The urgency of an instrument 

The GGE is reading through the draft report published by the Chair in November. It contains substantive sections on the discussions held throughout 2021 and proposes recommendations to the CCW Review Conference, which will convene in December. The draft report currently includes recommendations for the adoption of a political declaration and for the commencement of negotiations on an instrument. This latter call is critical. It will allow states to start working on a new agreement in 2022 to prohibit and regulate AWS, as called for by the majority of GGE participants as well as the UN Secretary-General, the International Committee of the Red Cross, groups of scientists, faith leaders, military veterans, tech workers, and civil society organisations.
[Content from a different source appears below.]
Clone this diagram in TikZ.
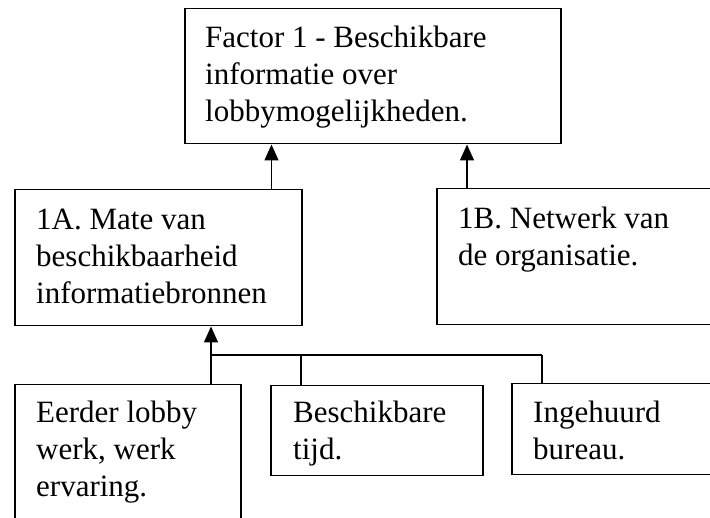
\documentclass[tikz,border=0pt]{standalone}
\usepackage{fontspec}
\setmainfont{Liberation Serif}
\usetikzlibrary{arrows.meta,calc}

\begin{document}
\begin{tikzpicture}[
    x=1pt, y=-1pt,
    box/.style={rectangle, draw, line width=1.5pt, anchor=north west, inner sep=0pt},
    txt/.style={anchor=north west, inner sep=0pt, align=left, font=\fontsize{31}{36.7}\selectfont},
    arr/.style={line width=1.5pt, -{Triangle[length=16pt,width=14pt]}},
    tak/.style={line width=1.5pt}
]
\useasboundingbox (0,0) rectangle (710,518);
\clip (0,0) rectangle (710,518);

% Factor en subfactoren
\node[box, minimum width=376pt, minimum height=135pt] (factor) at (184,8) {};
\node[box, minimum width=287pt, minimum height=136pt] (mate) at (14,189) {};
\node[box, minimum width=300pt, minimum height=136pt] (netwerk) at (436,188) {};

% Bronnen van informatie
\node[box, minimum width=226pt, minimum height=160pt] (eerder) at (14,384) {};
\node[box, minimum width=212pt, minimum height=90pt] (tijd) at (270,385) {};
\node[box, minimum width=220pt, minimum height=91pt] (bureau) at (511,383) {};

% Teksten
\node[txt] (factortxt) at ($(factor.north west)+(21,14)$) {\strut Factor 1 - Beschikbare\\informatie over\\lobbymogelijkheden.};
\node[txt] (matetxt) at ($(mate.north west)+(22,15)$) {\strut 1A. Mate van\\beschikbaarheid\\informatiebronnen};
\node[txt] (netwerktxt) at ($(netwerk.north west)+(22,15)$) {\strut 1B. Netwerk van\\de organisatie.};
\node[txt] (eerdertxt) at ($(eerder.north west)+(22,13)$) {\strut Eerder lobby\\werk, werk\\ervaring.};
\node[txt] (tijdtxt) at ($(tijd.north west)+(23,12)$) {\strut Beschikbare\\tijd.};
\node[txt] (bureautxt) at ($(bureau.north west)+(22,14)$) {\strut Ingehuurd\\bureau.};

% Pijlen naar factor
\draw[arr] ([xshift=-31pt]mate.north east) -- ([xshift=-31pt]mate.north east |- factor.south);
\draw[arr] ([xshift=31pt]netwerk.north west) -- ([xshift=31pt]netwerk.north west |- factor.south);

% Vertakking onder 1A
\coordinate (j1) at (211,355);
\coordinate (j2) at (301,355);
\coordinate (j3) at (542,355);
\draw[arr] (j1) -- (mate.south -| j1);
\draw[tak] (j1) -- (j3);
\draw[tak] (j1) -- (eerder.north -| j1);
\draw[tak] (j2) -- (tijd.north -| j2);
\draw[tak] (j3) -- (bureau.north -| j3);

\end{tikzpicture}
\end{document}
This GGE’s work will continue next week until 8 December. High contracting parties (HCPs) to the CCW must seize this opportunity to call for, and adopt, a mandate to negotiate a legally binding instrument on AWS. They should make it clear that this instrument should contain both prohibitions and positive obligations; and commit to work urgently on those negotiations, allocating the necessary time and resources.

The Stop Killer Robots campaign continues to advocate for a legally binding instrument that includes a general obligation to maintain meaningful human control over the use of force; prohibitions on autonomous weapons systems that cannot be used with meaningful human control and prohibitions on systems that would target human beings; and positive obligations to ensure that meaningful human control is maintained over systems that are not prohibited. 

Time for action-oriented outcomes

After eight years of discussions in Geneva, a mandate to negotiate a legal instrument is essential. As Palestine noted this week, the weight of public opinion and government support is behind a legally binding instrument. Yet this goal has so far been frustrated by a small minority of states. Palestine noted that many who say the CCW is the only appropriate framework to consider AWS say in the same breath that there should be no negotiations, preventing those who want more concrete outcomes from having them in this forum. This cannot continue.

During the first two days of this GGE, most delegations have shown significant flexibility while negotiating various paragraphs of the draft report. The Philippines said it is encouraged by the openness expressed by many and invited the remaining few to work for a constructive outcome. Otherwise, as Nigeria warned, the “inherent inconsistencies and biases that could steer activities of AWS continue to predict inaccuracy and ultimately chaos.” These weapons must be prohibited, it argued, cautioning that the negation of meaningful human control over the operation of weapon systems “could ultimately spell the supremacy of machines over humans,” which is unacceptable.

“Throughout the history of humanity, millions have suffered from the use of inhumane and
indiscriminate weapons,” noted Stop Killer Robots in a statement to the GGE. “We must learn from the lessons of the past and take this opportunity to reject digital dehumanisation and the automation of killing in weapon systems. When the history books are written about this process, future generations will recognise which states took leadership and were united in their effort to safeguard our rights.”